In 2023, Cheatle told CBS News the agency needed to "attract diverse candidates and give opportunities to everybody in the workforce, particularly women," outlining her goal that by 2030, thirty percent of its recruits would be female.

In April 2024, after a female agent on Vice President Kamala Harris's detail assaulted her superior officer,
United States House Committee on Oversight and Accountability Chairman James Comer requested a briefing with Cheatle to address issues regarding hiring, training and disciplinary processes. The Secret Service downplayed reports of a petition circulating within the agency alleging security vulnerabilities arising from these processes. Cheatle's previous statements regarding diversity, equity, and inclusion became a frequent target for criticism by commentators after the attempted assassination of Donald Trump. Anthony Guglielmi, the Secret Service’s chief of communication, called criticism of female agents "misogynistic" and reaffirmed its belief where diversity in recruiting was "helping, not hurting, the effectiveness of its protective teams."

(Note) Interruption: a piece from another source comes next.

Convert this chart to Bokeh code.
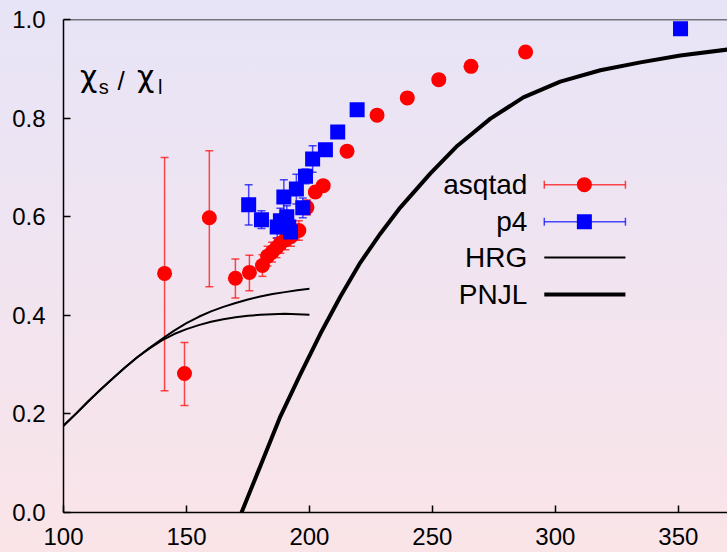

===Attempted assassination of Donald Trump===

On July 13, 2024, during the attempted assassination of Donald Trump in Butler, Pennsylvania, Cheatle was in Milwaukee, Wisconsin, where the 2024 Republican National Convention was due to commence in two days. In the wake of the shooting and criticism of her leadership, Cheatle acknowledged the failure of the Secret Service, calling it "unacceptable." However, Cheatle told ABC News that she would not resign from her position and defended herself by saying that local law enforcement had been responsible for securing the building from which the shooter launched his attack.

A week later on July 20, Congressman Brendan Boyle (D-PA) called on Cheatle to resign in the wake of the assassination attempt against Trump, making him the first congressional Democrat to do so. Earlier, House Speaker Mike Johnson called on Cheatle to resign, and Senate Minority Leader Mitch McConnell called for new leadership at the agency on the same day.

On July 22, Cheatle testified before the United States House Committee on Oversight and Accountability about the assassination attempt. During the hearing, she acknowledged it was "the most significant operational failure at the Secret Service in decades" and faced a bipartisan chorus of lawmakers calling for her to resign. Her testimony was condemned by House members of both parties for being evasive and uninformative. At one point, Cheatle's answer to a question by Marjorie Taylor Greene was so uninformative that members of the audience in the hearing room laughed at her. However, she pledged not to resign. Cheatle also declined to answer questions about whether the Secret Service had rebuffed requests for additional resources for Trump's security detail in the two years leading up to the assassination attempt; the week prior an agency spokesman denied that any such requests had been turned down.

Cheatle resigned from her position as the director of the Secret Service on July 23, 2024. Because she received ongoing threats, she was assigned her own security detail.